- _Job_:
Return the whole listing, line for line, without the pictures in it.
======
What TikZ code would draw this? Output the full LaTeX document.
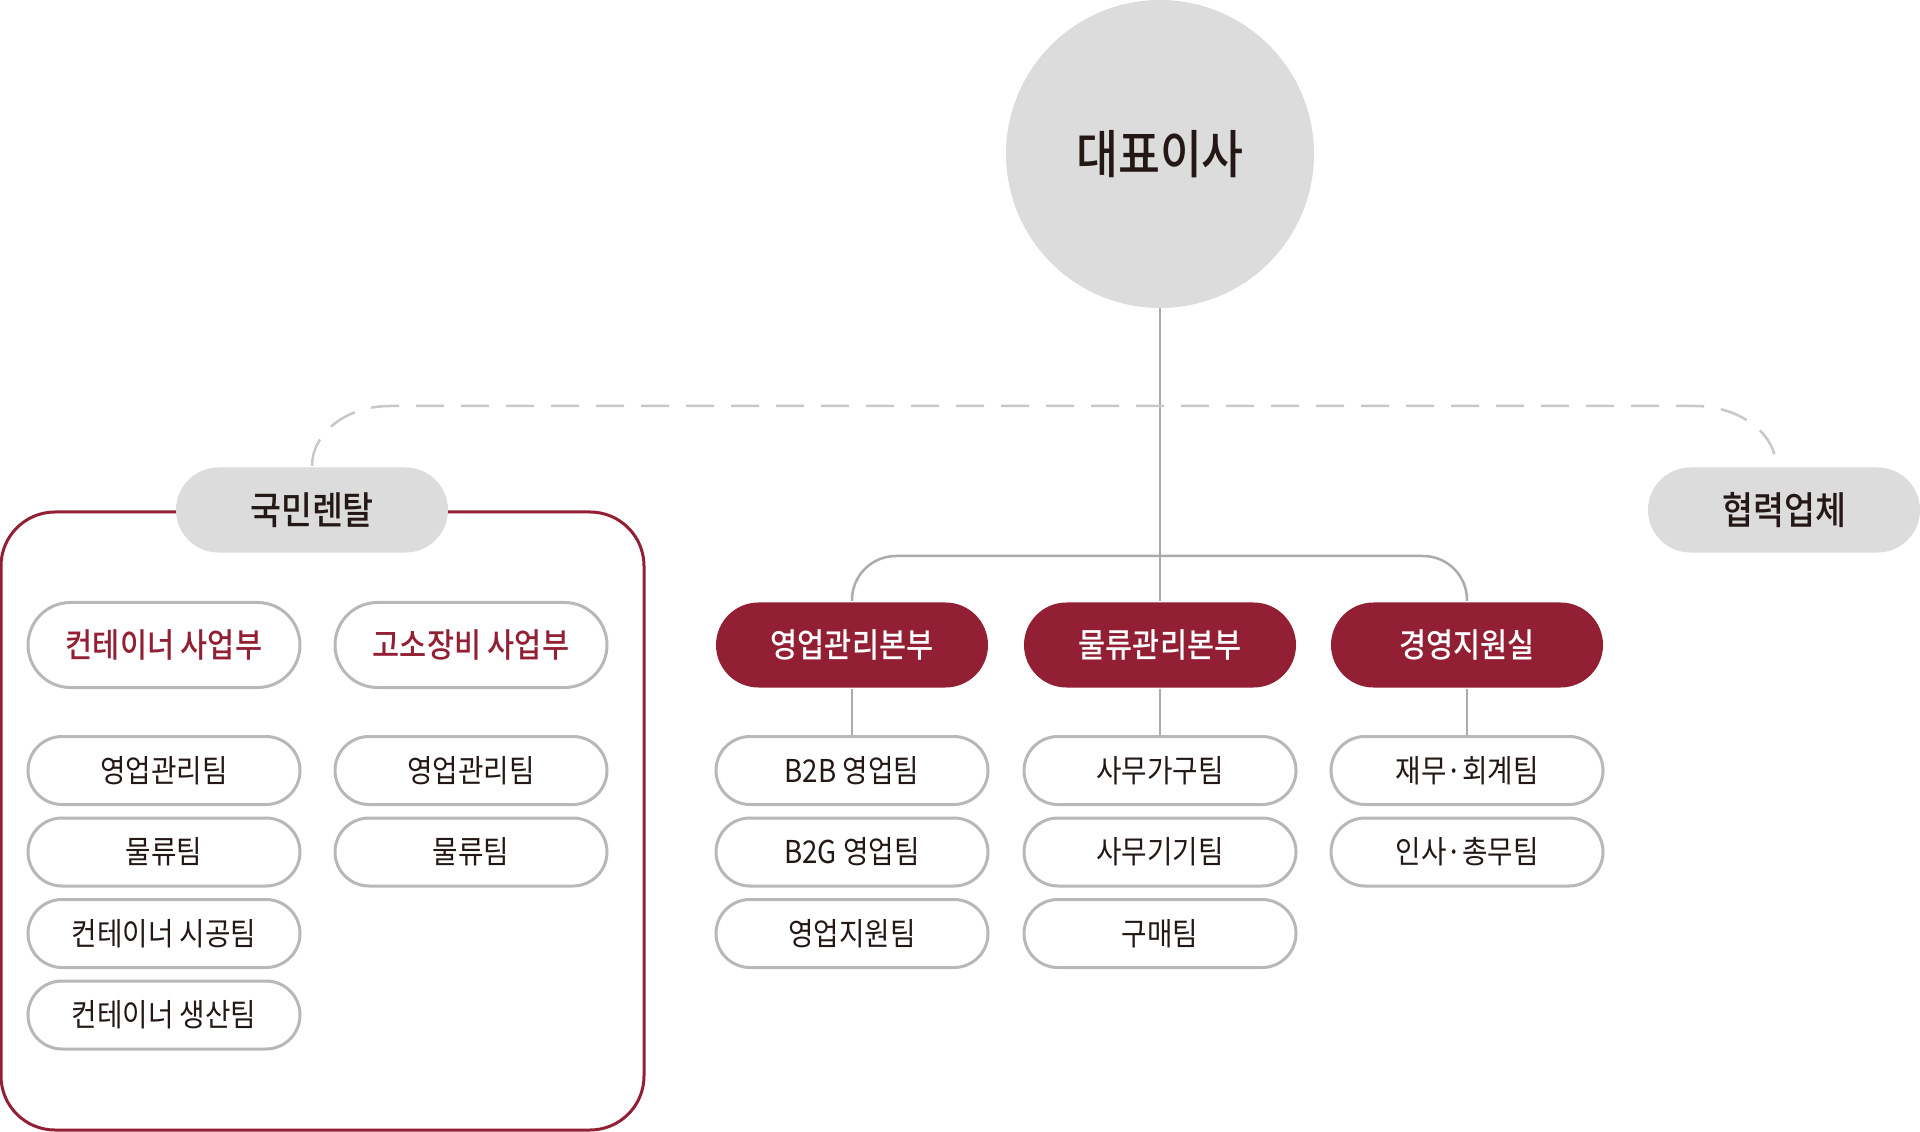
\documentclass[tikz,border=0pt]{standalone}
\usepackage{fontspec}
\setmainfont{Noto Sans CJK KR}[FakeStretch=0.88,BoldFont={Noto Sans CJK KR Medium},BoldFeatures={FakeStretch=0.88}]
\usetikzlibrary{shapes.misc}
\definecolor{wine}{HTML}{921F33}
\definecolor{ink}{HTML}{231815}
\definecolor{pale}{HTML}{DCDCDC}
\definecolor{rim}{HTML}{B8B8B8}
\definecolor{wire}{HTML}{ABABAB}
\definecolor{dashgray}{HTML}{C8C8C8}

\begin{document}
\begin{tikzpicture}[x=0.5bp,y=-0.5bp,
pill/.style={rounded rectangle,minimum width=136bp,minimum height=34bp,inner sep=0pt,
  draw=rim,line width=1.5bp,fill=white,text=ink,font=\fontsize{15.8}{16}\selectfont},
unit/.style={pill,minimum height=42.5bp,text=wine,font=\bfseries\fontsize{16.8}{17}\selectfont},
head/.style={unit,draw=none,fill=wine,text=white},
firm/.style={unit,draw=none,fill=pale,text=ink,font=\bfseries\fontsize{19.2}{19}\selectfont},
link/.style={draw=wire,line width=1.25bp},
dashline/.style={draw=dashgray,line width=1.25bp,dash pattern=on 14bp off 8.5bp}]

 \useasboundingbox (0,0) rectangle (1920,1132);
 % group frame
 \draw[wine,line width=1.5bp,rounded corners=27bp] (1,512) rectangle (644,1130);

 \node[circle,fill=pale,minimum size=154bp,inner sep=0pt,text=ink,
   font=\bfseries\fontsize{26}{26}\selectfont] (ceo) at (1160,154) {대표이사};
 \node[firm] (kmr) at (312,510) {국민렌탈};
 \node[firm] (partner) at (1784,510) {협력업체};

 \node[unit] (cont) at (164,645) {컨테이너 사업부};
 \node[unit] (lift) at (471,645) {고소장비 사업부};
 \node[head] (sales) at (852,645) {영업관리본부};
 \node[head] (logi) at (1160,645) {물류관리본부};
 \node[head] (mgmt) at (1467,645) {경영지원실};

 \foreach\t [count=\i] in {영업관리팀,물류팀,컨테이너 시공팀,컨테이너 생산팀}
  {\node[pill] (c\i) at (164,689+81.5*\i) {\t};}
 \foreach\t [count=\i] in {영업관리팀,물류팀}
  {\node[pill] (l\i) at (471,689+81.5*\i) {\t};}
 \foreach\t [count=\i] in {B2B 영업팀,B2G 영업팀,영업지원팀}
  {\node[pill] (s\i) at (852,689+81.5*\i) {\t};}
 \foreach\t [count=\i] in {사무가구팀,사무기기팀,구매팀}
  {\node[pill] (g\i) at (1160,689+81.5*\i) {\t};}
 \foreach\t [count=\i] in {재무·회계팀,인사·총무팀}
  {\node[pill] (m\i) at (1467,689+81.5*\i) {\t};}

 \coordinate (bar) at (1160,556);
 \draw[link] (ceo.south) -- (logi.north);
 \draw[link,rounded corners=22bp] (sales.north) |- (bar) -| (mgmt.north);
 \draw[link] (sales.south) -- (s1.north);
 \draw[link] (logi.south) -- (g1.north);
 \draw[link] (mgmt.south) -- (m1.north);
 \draw[dashline] (kmr.north) .. controls (312,434) and (345,406) .. (390,406)
   -- (1695,406) .. controls (1740,406) and (1776,434) .. ([xshift=-4bp]partner.north);
\end{tikzpicture}
\end{document}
======
- _Task solution_:
What TikZ code would draw this? Output the full LaTeX document.
\documentclass[tikz,border=0pt]{standalone}
\usepackage{fontspec}
\setmainfont{Noto Sans CJK KR}[FakeStretch=0.88,BoldFont={Noto Sans CJK KR Medium},BoldFeatures={FakeStretch=0.88}]
\usetikzlibrary{shapes.misc}
\definecolor{wine}{HTML}{921F33}
\definecolor{ink}{HTML}{231815}
\definecolor{pale}{HTML}{DCDCDC}
\definecolor{rim}{HTML}{B8B8B8}
\definecolor{wire}{HTML}{ABABAB}
\definecolor{dashgray}{HTML}{C8C8C8}

\begin{document}
\begin{tikzpicture}[x=0.5bp,y=-0.5bp,
pill/.style={rounded rectangle,minimum width=136bp,minimum height=34bp,inner sep=0pt,
  draw=rim,line width=1.5bp,fill=white,text=ink,font=\fontsize{15.8}{16}\selectfont},
unit/.style={pill,minimum height=42.5bp,text=wine,font=\bfseries\fontsize{16.8}{17}\selectfont},
head/.style={unit,draw=none,fill=wine,text=white},
firm/.style={unit,draw=none,fill=pale,text=ink,font=\bfseries\fontsize{19.2}{19}\selectfont},
link/.style={draw=wire,line width=1.25bp},
dashline/.style={draw=dashgray,line width=1.25bp,dash pattern=on 14bp off 8.5bp}]

 \useasboundingbox (0,0) rectangle (1920,1132);
 % group frame
 \draw[wine,line width=1.5bp,rounded corners=27bp] (1,512) rectangle (644,1130);

 \node[circle,fill=pale,minimum size=154bp,inner sep=0pt,text=ink,
   font=\bfseries\fontsize{26}{26}\selectfont] (ceo) at (1160,154) {대표이사};
 \node[firm] (kmr) at (312,510) {국민렌탈};
 \node[firm] (partner) at (1784,510) {협력업체};

 \node[unit] (cont) at (164,645) {컨테이너 사업부};
 \node[unit] (lift) at (471,645) {고소장비 사업부};
 \node[head] (sales) at (852,645) {영업관리본부};
 \node[head] (logi) at (1160,645) {물류관리본부};
 \node[head] (mgmt) at (1467,645) {경영지원실};

 \foreach\t [count=\i] in {영업관리팀,물류팀,컨테이너 시공팀,컨테이너 생산팀}
  {\node[pill] (c\i) at (164,689+81.5*\i) {\t};}
 \foreach\t [count=\i] in {영업관리팀,물류팀}
  {\node[pill] (l\i) at (471,689+81.5*\i) {\t};}
 \foreach\t [count=\i] in {B2B 영업팀,B2G 영업팀,영업지원팀}
  {\node[pill] (s\i) at (852,689+81.5*\i) {\t};}
 \foreach\t [count=\i] in {사무가구팀,사무기기팀,구매팀}
  {\node[pill] (g\i) at (1160,689+81.5*\i) {\t};}
 \foreach\t [count=\i] in {재무·회계팀,인사·총무팀}
  {\node[pill] (m\i) at (1467,689+81.5*\i) {\t};}

 \coordinate (bar) at (1160,556);
 \draw[link] (ceo.south) -- (logi.north);
 \draw[link,rounded corners=22bp] (sales.north) |- (bar) -| (mgmt.north);
 \draw[link] (sales.south) -- (s1.north);
 \draw[link] (logi.south) -- (g1.north);
 \draw[link] (mgmt.south) -- (m1.north);
 \draw[dashline] (kmr.north) .. controls (312,434) and (345,406) .. (390,406)
   -- (1695,406) .. controls (1740,406) and (1776,434) .. ([xshift=-4bp]partner.north);
\end{tikzpicture}
\end{document}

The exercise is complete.